Potential pitfalls in real data include incorrectly assuming independence or uniform distributions over the angles. Additionally, in higher dimensions, identifying structural biases is more challenging. Nonetheless, the fundamental rotational-symmetry arguments generalize well to N dimensions.
10) How might one handle outliers in observed V and W values, and do they affect the conclusion E(V | W = w) = 0?
Outliers in real data often emerge due to sensor glitches, momentary spikes, or unmodeled phenomena. While the theoretical result E(V | W = w) = 0 is robust in the absence of such anomalies, outliers can distort estimates:
Robust Estimation: A few extremely large values of (V, W) can shift empirical estimates if a naive method is used.
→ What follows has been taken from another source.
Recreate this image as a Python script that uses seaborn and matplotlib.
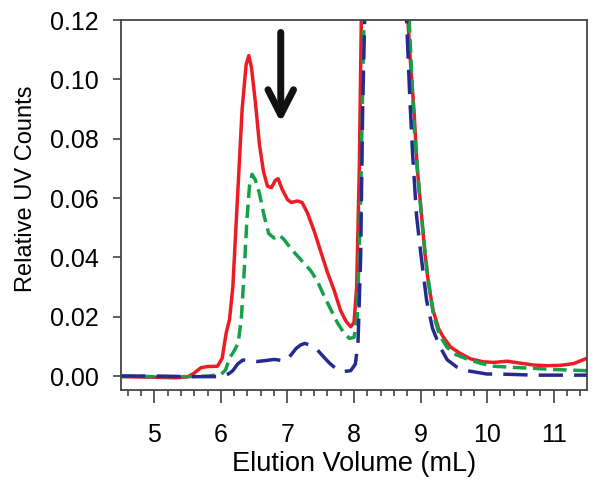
import numpy as np
import pandas as pd
import matplotlib
matplotlib.use("Agg")
import matplotlib.pyplot as plt
from matplotlib.ticker import MultipleLocator, FormatStrFormatter
import seaborn as sns

# elution volume (mL) / relative UV counts
red_x = [4.5, 5.0, 5.3, 5.5, 5.6, 5.7, 5.8, 5.95, 6.02, 6.08, 6.13, 6.18, 6.25,
         6.32, 6.38, 6.42, 6.46, 6.52, 6.58, 6.64, 6.7, 6.76, 6.82, 6.86, 6.92,
         7.0, 7.06, 7.15, 7.22, 7.3, 7.4, 7.5, 7.6, 7.7, 7.8, 7.88, 7.95, 8.0,
         8.04, 8.08, 8.11, 8.2, 8.5, 8.75, 8.81, 8.85, 8.9, 8.95, 9.0, 9.06,
         9.12, 9.19, 9.27, 9.34, 9.45, 9.59, 9.75, 9.94, 10.1, 10.3, 10.45,
         10.7, 10.9, 11.1, 11.3, 11.5]
red_y = [-0.0002, -0.0004, -0.0006, -0.0003, 0.001, 0.0028, 0.0032, 0.0033,
         0.006, 0.0145, 0.019, 0.03, 0.06, 0.09, 0.105, 0.108, 0.104, 0.092,
         0.078, 0.069, 0.064, 0.0635, 0.066, 0.0665, 0.063, 0.0595, 0.0585,
         0.059, 0.0585, 0.055, 0.049, 0.042, 0.035, 0.029, 0.022, 0.0185,
         0.0166, 0.018, 0.03, 0.07, 0.12, 0.25, 0.4, 0.25, 0.12, 0.105, 0.09,
         0.07, 0.058, 0.0425, 0.031, 0.022, 0.016, 0.0132, 0.0098, 0.0077,
         0.0058, 0.0048, 0.0046, 0.005, 0.0045, 0.0037, 0.0035, 0.0036,
         0.0042, 0.006]

green_x = [4.5, 5.0, 5.5, 5.8, 6.0, 6.07, 6.13, 6.2, 6.26, 6.31, 6.35, 6.39,
           6.43, 6.47, 6.52, 6.58, 6.65, 6.72, 6.8, 6.88, 6.95, 7.05, 7.15,
           7.25, 7.35, 7.45, 7.55, 7.65, 7.75, 7.85, 7.93, 8.0, 8.05, 8.1,
           8.15, 8.3, 8.6, 8.8, 8.83, 8.88, 8.91, 8.98, 9.04, 9.1, 9.19, 9.28,
           9.39, 9.5, 9.69, 9.9, 10.1, 10.4, 10.7, 11.0, 11.5]
green_y = [0.0, -0.0002, -0.0002, 0.0, 0.0005, 0.002, 0.006, 0.0085, 0.011,
           0.02, 0.035, 0.052, 0.064, 0.068, 0.066, 0.0615, 0.054, 0.048,
           0.0465, 0.0475, 0.046, 0.043, 0.0405, 0.038, 0.0355, 0.032, 0.027,
           0.0225, 0.018, 0.0145, 0.0127, 0.013, 0.02, 0.06, 0.12, 0.3, 0.4,
           0.2, 0.12, 0.095, 0.082, 0.062, 0.048, 0.035, 0.021, 0.014, 0.0099,
           0.0075, 0.0058, 0.0043, 0.0033, 0.0029, 0.0026, 0.0022, 0.0018]

navy_x = [4.5, 5.0, 5.5, 5.9, 6.05, 6.12, 6.18, 6.25, 6.33, 6.45, 6.55, 6.7,
          6.8, 6.9, 6.98, 7.05, 7.13, 7.2, 7.26, 7.33, 7.43, 7.53, 7.63, 7.73,
          7.83, 7.95, 8.02, 8.06, 8.1, 8.13, 8.16, 8.3, 8.6, 8.75, 8.79, 8.84,
          8.88, 8.94, 9.0, 9.09, 9.18, 9.29, 9.4, 9.54, 9.7, 9.99, 10.3, 10.7,
          11.5]
navy_y = [0.0, 0.0, -0.0002, -0.0002, 0.0, 0.0008, 0.0018, 0.004, 0.0054,
          0.0052, 0.0049, 0.0053, 0.0056, 0.0053, 0.0052, 0.007, 0.0093,
          0.0105, 0.011, 0.0105, 0.0093, 0.0068, 0.0044, 0.0025, 0.0015,
          0.0018, 0.004, 0.011, 0.04, 0.09, 0.12, 0.3, 0.4, 0.2, 0.12, 0.093,
          0.075, 0.054, 0.042, 0.0256, 0.016, 0.0099, 0.0055, 0.0031, 0.0018,
          0.0007, 0.0006, 0.0003, 0.0003]

x_ticks = [5, 6, 7, 8, 9, 10, 11]
y_ticks = [0.00, 0.02, 0.04, 0.06, 0.08, 0.10, 0.12]

sns.set_style("ticks")
plt.rcParams['font.family'] = ['Liberation Sans', 'DejaVu Sans']

fig = plt.figure(figsize=(6.01, 4.82), dpi=100)
ax = fig.add_axes([0.2013, 0.1909, 0.7754, 0.7676])

red_df = pd.DataFrame({'vol': red_x, 'uv': red_y})
green_df = pd.DataFrame({'vol': green_x, 'uv': green_y})
navy_df = pd.DataFrame({'vol': navy_x, 'uv': navy_y})

sns.lineplot(data=red_df, x='vol', y='uv', ax=ax, color='#ec1c24',
             lw=2.5, estimator=None, sort=False)
sns.lineplot(data=green_df, x='vol', y='uv', ax=ax, color='#16a04a',
             lw=2.5, estimator=None, sort=False, linestyle=(0, (3.9, 1.9)))
sns.lineplot(data=navy_df, x='vol', y='uv', ax=ax, color='#252b8e',
             lw=2.5, estimator=None, sort=False, linestyle=(0, (7.0, 3.2)))

# arrow marking the shoulder
ax.annotate('', xy=(6.9, 0.0855), xytext=(6.9, 0.1158),
            arrowprops=dict(arrowstyle='->,head_length=0.45,head_width=0.23',
                            lw=5, color='#111111', mutation_scale=40,
                            shrinkA=0, shrinkB=0))

ax.set_xlim(4.5, 11.5)
ax.set_ylim(-0.0047, 0.12)
ax.set_xticks(x_ticks)
ax.set_yticks(y_ticks)
ax.xaxis.set_minor_locator(MultipleLocator(0.2))
ax.yaxis.set_major_formatter(FormatStrFormatter('%.2f'))

ax.set_xlabel('Elution Volume (mL)', fontsize=19.5, labelpad=3,
              color='black')
ax.set_ylabel('Relative UV Counts', fontsize=17, color='black')
ax.yaxis.set_label_coords(-0.18, 0.545)

ax.tick_params(axis='both', which='major', labelsize=18, color='#444444',
               labelcolor='black', direction='out')
ax.tick_params(axis='x', which='major', length=9, width=1.2, pad=15)
ax.tick_params(axis='x', which='minor', length=4.5, width=1.2,
               color='#444444')
ax.tick_params(axis='y', which='major', length=6, width=1.2, pad=10)

for side in ['top', 'right', 'bottom', 'left']:
    ax.spines[side].set_visible(True)
    ax.spines[side].set_color('#444444')
    ax.spines[side].set_linewidth(1.3)

fig.savefig('out.png', dpi=100)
Employing robust measures of location (like trimmed means) or applying robust regression could help.
Check Data Integrity: If outliers consistently occur in certain regions (e.g., large positive V with moderate W), it may suggest a violation of the underlying assumption about uniform angles or the distribution of R. One might need to model that phenomenon explicitly, e.g., a mixture distribution with a separate “spike” component.
Hence, from an applied standpoint, we should either remove or model outliers carefully before concluding E(V | W = w) = 0. In many practical settings, moderate outliers in otherwise normally distributed data may not drastically alter the mean estimates, but extremely heavy tails can cause major distortions.